__Listed records__.
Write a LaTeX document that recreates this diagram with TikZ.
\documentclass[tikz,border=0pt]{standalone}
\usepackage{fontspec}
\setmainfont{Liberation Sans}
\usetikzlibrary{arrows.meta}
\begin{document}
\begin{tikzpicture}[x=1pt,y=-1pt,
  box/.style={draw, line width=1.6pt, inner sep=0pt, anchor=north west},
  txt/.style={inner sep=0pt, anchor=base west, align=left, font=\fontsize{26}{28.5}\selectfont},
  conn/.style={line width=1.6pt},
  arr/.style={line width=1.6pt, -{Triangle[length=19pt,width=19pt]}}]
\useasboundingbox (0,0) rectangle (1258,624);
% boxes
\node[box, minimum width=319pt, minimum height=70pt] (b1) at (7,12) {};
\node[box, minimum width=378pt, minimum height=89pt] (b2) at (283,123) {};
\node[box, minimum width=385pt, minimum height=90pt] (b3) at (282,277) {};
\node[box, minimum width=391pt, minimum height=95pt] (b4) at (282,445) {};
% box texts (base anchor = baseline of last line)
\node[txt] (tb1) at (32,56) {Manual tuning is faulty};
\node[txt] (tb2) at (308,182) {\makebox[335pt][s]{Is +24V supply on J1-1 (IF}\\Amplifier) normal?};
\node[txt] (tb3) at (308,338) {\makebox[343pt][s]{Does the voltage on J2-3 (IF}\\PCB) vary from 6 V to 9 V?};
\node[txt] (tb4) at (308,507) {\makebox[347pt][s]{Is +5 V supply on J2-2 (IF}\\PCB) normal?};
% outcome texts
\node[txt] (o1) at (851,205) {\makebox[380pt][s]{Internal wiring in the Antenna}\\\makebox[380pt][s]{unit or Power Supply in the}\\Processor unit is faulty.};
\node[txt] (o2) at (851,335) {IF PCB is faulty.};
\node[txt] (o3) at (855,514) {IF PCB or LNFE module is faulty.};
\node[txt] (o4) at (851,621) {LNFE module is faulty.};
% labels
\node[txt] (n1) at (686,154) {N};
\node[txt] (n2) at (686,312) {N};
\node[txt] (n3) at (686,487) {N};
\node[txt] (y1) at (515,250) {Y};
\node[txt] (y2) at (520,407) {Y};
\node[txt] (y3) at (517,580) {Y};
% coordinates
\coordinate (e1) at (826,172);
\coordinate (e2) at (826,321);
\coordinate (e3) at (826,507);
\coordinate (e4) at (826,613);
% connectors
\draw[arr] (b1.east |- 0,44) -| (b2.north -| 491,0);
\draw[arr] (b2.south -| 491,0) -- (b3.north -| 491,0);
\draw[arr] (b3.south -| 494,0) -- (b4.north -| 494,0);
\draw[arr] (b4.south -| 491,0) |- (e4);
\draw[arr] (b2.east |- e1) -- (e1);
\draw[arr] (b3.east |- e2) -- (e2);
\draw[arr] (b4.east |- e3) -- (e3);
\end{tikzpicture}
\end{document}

* * *

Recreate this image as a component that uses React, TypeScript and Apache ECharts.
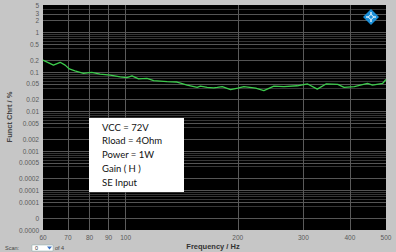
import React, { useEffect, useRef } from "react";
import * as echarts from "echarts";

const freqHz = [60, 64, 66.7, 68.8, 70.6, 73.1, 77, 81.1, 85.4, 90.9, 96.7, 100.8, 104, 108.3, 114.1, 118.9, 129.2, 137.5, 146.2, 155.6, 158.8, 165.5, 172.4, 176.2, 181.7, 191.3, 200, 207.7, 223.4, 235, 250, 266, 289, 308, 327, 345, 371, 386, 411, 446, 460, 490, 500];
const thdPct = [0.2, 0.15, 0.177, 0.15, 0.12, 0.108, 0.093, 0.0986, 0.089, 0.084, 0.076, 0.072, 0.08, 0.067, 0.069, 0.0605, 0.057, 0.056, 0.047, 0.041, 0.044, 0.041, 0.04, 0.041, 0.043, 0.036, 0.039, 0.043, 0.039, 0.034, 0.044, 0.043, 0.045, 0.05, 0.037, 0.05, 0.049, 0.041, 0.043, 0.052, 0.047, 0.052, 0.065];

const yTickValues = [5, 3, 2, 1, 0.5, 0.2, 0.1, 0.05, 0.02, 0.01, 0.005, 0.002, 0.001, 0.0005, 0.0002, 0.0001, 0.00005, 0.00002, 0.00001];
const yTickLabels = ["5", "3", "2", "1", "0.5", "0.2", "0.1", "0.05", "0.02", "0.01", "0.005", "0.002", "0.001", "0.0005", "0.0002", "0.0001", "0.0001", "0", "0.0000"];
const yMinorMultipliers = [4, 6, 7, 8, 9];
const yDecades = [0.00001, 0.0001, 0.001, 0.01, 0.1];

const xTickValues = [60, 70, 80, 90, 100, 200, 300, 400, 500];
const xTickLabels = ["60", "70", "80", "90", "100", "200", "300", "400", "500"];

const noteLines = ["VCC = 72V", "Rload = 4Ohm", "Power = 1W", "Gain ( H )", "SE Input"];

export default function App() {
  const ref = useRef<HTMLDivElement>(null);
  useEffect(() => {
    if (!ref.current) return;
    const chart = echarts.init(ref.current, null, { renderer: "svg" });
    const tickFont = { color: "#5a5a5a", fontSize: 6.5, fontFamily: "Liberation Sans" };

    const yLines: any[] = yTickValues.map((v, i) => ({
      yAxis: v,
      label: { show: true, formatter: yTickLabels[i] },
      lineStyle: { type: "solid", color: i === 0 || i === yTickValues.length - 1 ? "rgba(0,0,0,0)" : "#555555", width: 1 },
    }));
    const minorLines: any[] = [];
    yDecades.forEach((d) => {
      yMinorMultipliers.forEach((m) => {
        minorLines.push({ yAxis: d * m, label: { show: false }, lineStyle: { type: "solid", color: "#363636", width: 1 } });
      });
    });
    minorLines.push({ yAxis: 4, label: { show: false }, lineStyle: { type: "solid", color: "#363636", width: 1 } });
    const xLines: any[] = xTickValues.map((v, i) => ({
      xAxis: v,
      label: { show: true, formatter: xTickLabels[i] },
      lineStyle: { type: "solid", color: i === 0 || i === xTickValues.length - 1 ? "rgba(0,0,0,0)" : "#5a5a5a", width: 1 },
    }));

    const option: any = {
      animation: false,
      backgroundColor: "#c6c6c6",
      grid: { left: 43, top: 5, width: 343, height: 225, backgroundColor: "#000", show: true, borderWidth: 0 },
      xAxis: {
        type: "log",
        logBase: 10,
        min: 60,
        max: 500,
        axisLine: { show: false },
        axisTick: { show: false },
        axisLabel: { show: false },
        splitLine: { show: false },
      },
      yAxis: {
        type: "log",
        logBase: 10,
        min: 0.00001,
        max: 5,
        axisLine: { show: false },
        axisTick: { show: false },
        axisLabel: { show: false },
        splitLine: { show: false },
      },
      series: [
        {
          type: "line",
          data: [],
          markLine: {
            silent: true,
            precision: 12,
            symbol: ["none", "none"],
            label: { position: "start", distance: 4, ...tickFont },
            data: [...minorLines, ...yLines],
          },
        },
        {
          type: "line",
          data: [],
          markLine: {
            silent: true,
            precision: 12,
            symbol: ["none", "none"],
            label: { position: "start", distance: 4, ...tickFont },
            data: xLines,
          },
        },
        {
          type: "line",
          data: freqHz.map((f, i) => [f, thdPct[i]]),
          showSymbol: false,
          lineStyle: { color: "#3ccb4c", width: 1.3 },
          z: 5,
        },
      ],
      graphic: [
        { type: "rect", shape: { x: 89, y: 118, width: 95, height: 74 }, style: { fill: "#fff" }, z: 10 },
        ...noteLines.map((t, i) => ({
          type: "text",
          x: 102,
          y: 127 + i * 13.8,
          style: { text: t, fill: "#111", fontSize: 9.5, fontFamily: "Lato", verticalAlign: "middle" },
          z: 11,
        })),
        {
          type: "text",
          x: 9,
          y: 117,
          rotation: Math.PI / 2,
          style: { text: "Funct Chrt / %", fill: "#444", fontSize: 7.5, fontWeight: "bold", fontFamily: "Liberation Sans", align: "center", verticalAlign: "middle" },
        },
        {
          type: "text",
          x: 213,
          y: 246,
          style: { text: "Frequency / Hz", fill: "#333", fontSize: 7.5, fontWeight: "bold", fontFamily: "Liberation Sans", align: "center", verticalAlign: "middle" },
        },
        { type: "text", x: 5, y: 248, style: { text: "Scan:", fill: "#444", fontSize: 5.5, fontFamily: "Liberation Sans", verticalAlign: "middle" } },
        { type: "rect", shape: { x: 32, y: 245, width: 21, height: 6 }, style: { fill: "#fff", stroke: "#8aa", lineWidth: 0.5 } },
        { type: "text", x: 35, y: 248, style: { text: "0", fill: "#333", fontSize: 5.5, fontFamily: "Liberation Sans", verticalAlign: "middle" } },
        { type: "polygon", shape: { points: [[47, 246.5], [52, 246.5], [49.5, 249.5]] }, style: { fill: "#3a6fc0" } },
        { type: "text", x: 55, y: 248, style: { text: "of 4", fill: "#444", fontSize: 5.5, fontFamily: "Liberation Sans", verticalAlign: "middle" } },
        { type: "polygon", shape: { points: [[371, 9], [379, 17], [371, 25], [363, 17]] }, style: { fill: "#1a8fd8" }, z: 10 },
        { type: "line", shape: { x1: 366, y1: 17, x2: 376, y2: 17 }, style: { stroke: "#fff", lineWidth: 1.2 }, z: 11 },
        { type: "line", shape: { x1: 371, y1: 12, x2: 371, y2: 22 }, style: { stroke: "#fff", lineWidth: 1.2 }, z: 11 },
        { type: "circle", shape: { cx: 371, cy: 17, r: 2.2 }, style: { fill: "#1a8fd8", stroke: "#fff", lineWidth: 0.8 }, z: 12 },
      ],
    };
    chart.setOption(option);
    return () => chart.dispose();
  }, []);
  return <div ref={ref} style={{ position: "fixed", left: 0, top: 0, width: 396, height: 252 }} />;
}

__What is needed__.
Reproduce, word for word, only the lines in the records above from the line with "Recreate this image" through the line with "0.047, 0.052, 0.065];", including both ends; omit the pictures.

__Solution for this task__.
Recreate this image as a component that uses React, TypeScript and Apache ECharts.
import React, { useEffect, useRef } from "react";
import * as echarts from "echarts";

const freqHz = [60, 64, 66.7, 68.8, 70.6, 73.1, 77, 81.1, 85.4, 90.9, 96.7, 100.8, 104, 108.3, 114.1, 118.9, 129.2, 137.5, 146.2, 155.6, 158.8, 165.5, 172.4, 176.2, 181.7, 191.3, 200, 207.7, 223.4, 235, 250, 266, 289, 308, 327, 345, 371, 386, 411, 446, 460, 490, 500];
const thdPct = [0.2, 0.15, 0.177, 0.15, 0.12, 0.108, 0.093, 0.0986, 0.089, 0.084, 0.076, 0.072, 0.08, 0.067, 0.069, 0.0605, 0.057, 0.056, 0.047, 0.041, 0.044, 0.041, 0.04, 0.041, 0.043, 0.036, 0.039, 0.043, 0.039, 0.034, 0.044, 0.043, 0.045, 0.05, 0.037, 0.05, 0.049, 0.041, 0.043, 0.052, 0.047, 0.052, 0.065];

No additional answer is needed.